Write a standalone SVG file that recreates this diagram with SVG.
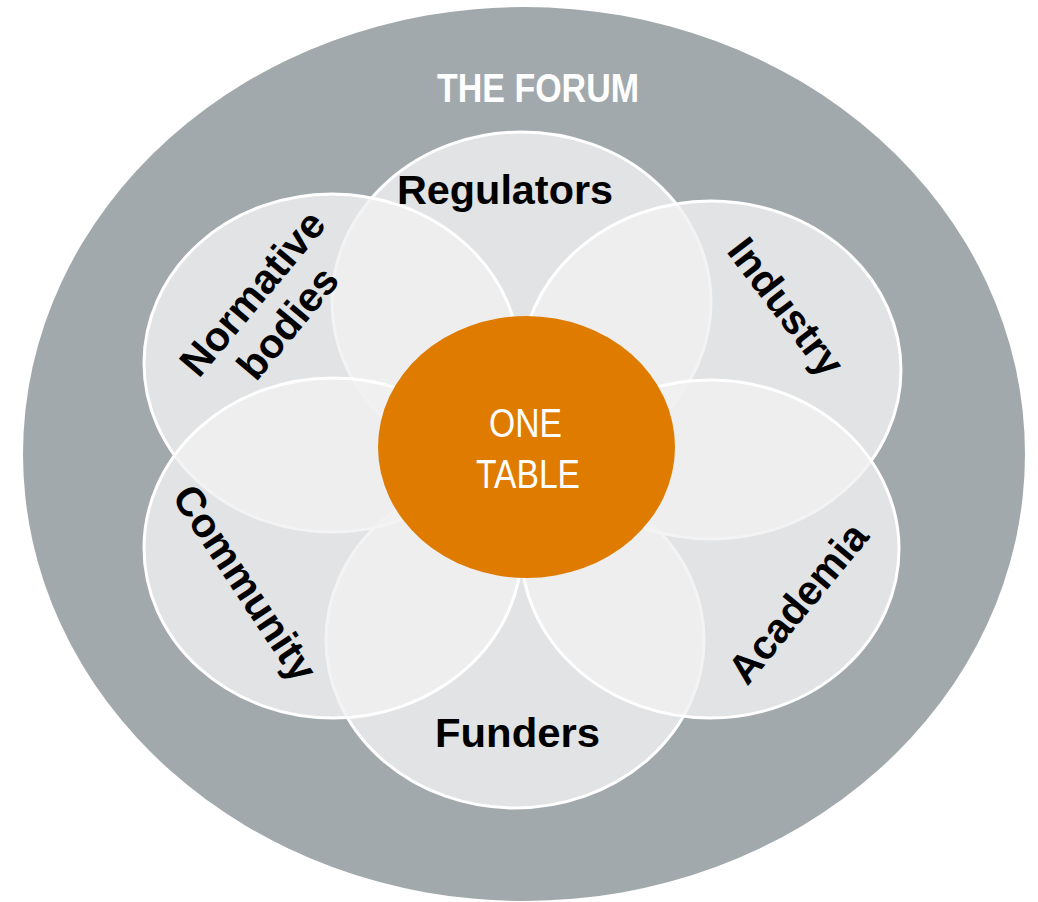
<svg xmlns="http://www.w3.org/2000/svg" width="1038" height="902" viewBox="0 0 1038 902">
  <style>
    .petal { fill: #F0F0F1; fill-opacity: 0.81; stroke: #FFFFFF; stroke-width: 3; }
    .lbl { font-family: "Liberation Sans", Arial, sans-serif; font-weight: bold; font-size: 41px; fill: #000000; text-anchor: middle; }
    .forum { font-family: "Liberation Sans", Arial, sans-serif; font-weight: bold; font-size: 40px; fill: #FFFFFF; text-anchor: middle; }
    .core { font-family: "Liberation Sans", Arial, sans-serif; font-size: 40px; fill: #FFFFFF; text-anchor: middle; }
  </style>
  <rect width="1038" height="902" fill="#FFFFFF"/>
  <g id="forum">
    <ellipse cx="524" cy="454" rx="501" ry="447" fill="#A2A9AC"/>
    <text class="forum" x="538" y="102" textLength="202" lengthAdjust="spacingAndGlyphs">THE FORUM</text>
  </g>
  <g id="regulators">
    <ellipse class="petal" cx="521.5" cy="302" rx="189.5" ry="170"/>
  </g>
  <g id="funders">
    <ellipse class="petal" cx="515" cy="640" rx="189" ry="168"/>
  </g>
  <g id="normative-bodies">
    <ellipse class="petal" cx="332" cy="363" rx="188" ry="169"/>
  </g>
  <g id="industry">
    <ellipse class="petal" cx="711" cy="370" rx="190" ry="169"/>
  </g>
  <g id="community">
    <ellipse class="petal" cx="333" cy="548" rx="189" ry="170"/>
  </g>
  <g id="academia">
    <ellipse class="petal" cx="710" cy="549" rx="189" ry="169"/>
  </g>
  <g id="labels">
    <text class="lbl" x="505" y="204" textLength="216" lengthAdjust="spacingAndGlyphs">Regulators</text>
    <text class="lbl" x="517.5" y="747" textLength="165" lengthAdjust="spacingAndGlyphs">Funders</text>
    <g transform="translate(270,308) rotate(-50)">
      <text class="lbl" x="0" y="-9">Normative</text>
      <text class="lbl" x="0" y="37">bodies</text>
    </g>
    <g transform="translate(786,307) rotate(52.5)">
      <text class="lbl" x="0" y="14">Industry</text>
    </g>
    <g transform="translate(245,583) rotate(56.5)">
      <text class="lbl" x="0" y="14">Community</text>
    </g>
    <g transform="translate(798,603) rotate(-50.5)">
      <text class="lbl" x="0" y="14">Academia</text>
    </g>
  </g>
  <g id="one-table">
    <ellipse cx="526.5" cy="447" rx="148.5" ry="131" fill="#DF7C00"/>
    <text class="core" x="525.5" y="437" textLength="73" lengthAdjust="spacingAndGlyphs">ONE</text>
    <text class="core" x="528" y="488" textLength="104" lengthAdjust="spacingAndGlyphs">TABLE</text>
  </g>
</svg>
* * *
= PROBLEM STATEMENT =
Exclude the images, then output the data above word for word.

= SOLUTION FOR THIS EXERCISE =
Write a standalone SVG file that recreates this diagram with SVG.
<svg xmlns="http://www.w3.org/2000/svg" width="1038" height="902" viewBox="0 0 1038 902">
  <style>
    .petal { fill: #F0F0F1; fill-opacity: 0.81; stroke: #FFFFFF; stroke-width: 3; }
    .lbl { font-family: "Liberation Sans", Arial, sans-serif; font-weight: bold; font-size: 41px; fill: #000000; text-anchor: middle; }
    .forum { font-family: "Liberation Sans", Arial, sans-serif; font-weight: bold; font-size: 40px; fill: #FFFFFF; text-anchor: middle; }
    .core { font-family: "Liberation Sans", Arial, sans-serif; font-size: 40px; fill: #FFFFFF; text-anchor: middle; }
  </style>
  <rect width="1038" height="902" fill="#FFFFFF"/>
  <g id="forum">
    <ellipse cx="524" cy="454" rx="501" ry="447" fill="#A2A9AC"/>
    <text class="forum" x="538" y="102" textLength="202" lengthAdjust="spacingAndGlyphs">THE FORUM</text>
  </g>
  <g id="regulators">
    <ellipse class="petal" cx="521.5" cy="302" rx="189.5" ry="170"/>
  </g>
  <g id="funders">
    <ellipse class="petal" cx="515" cy="640" rx="189" ry="168"/>
  </g>
  <g id="normative-bodies">
    <ellipse class="petal" cx="332" cy="363" rx="188" ry="169"/>
  </g>
  <g id="industry">
    <ellipse class="petal" cx="711" cy="370" rx="190" ry="169"/>
  </g>
  <g id="community">
    <ellipse class="petal" cx="333" cy="548" rx="189" ry="170"/>
  </g>
  <g id="academia">
    <ellipse class="petal" cx="710" cy="549" rx="189" ry="169"/>
  </g>
  <g id="labels">
    <text class="lbl" x="505" y="204" textLength="216" lengthAdjust="spacingAndGlyphs">Regulators</text>
    <text class="lbl" x="517.5" y="747" textLength="165" lengthAdjust="spacingAndGlyphs">Funders</text>
    <g transform="translate(270,308) rotate(-50)">
      <text class="lbl" x="0" y="-9">Normative</text>
      <text class="lbl" x="0" y="37">bodies</text>
    </g>
    <g transform="translate(786,307) rotate(52.5)">
      <text class="lbl" x="0" y="14">Industry</text>
    </g>
    <g transform="translate(245,583) rotate(56.5)">
      <text class="lbl" x="0" y="14">Community</text>
    </g>
    <g transform="translate(798,603) rotate(-50.5)">
      <text class="lbl" x="0" y="14">Academia</text>
    </g>
  </g>
  <g id="one-table">
    <ellipse cx="526.5" cy="447" rx="148.5" ry="131" fill="#DF7C00"/>
    <text class="core" x="525.5" y="437" textLength="73" lengthAdjust="spacingAndGlyphs">ONE</text>
    <text class="core" x="528" y="488" textLength="104" lengthAdjust="spacingAndGlyphs">TABLE</text>
  </g>
</svg>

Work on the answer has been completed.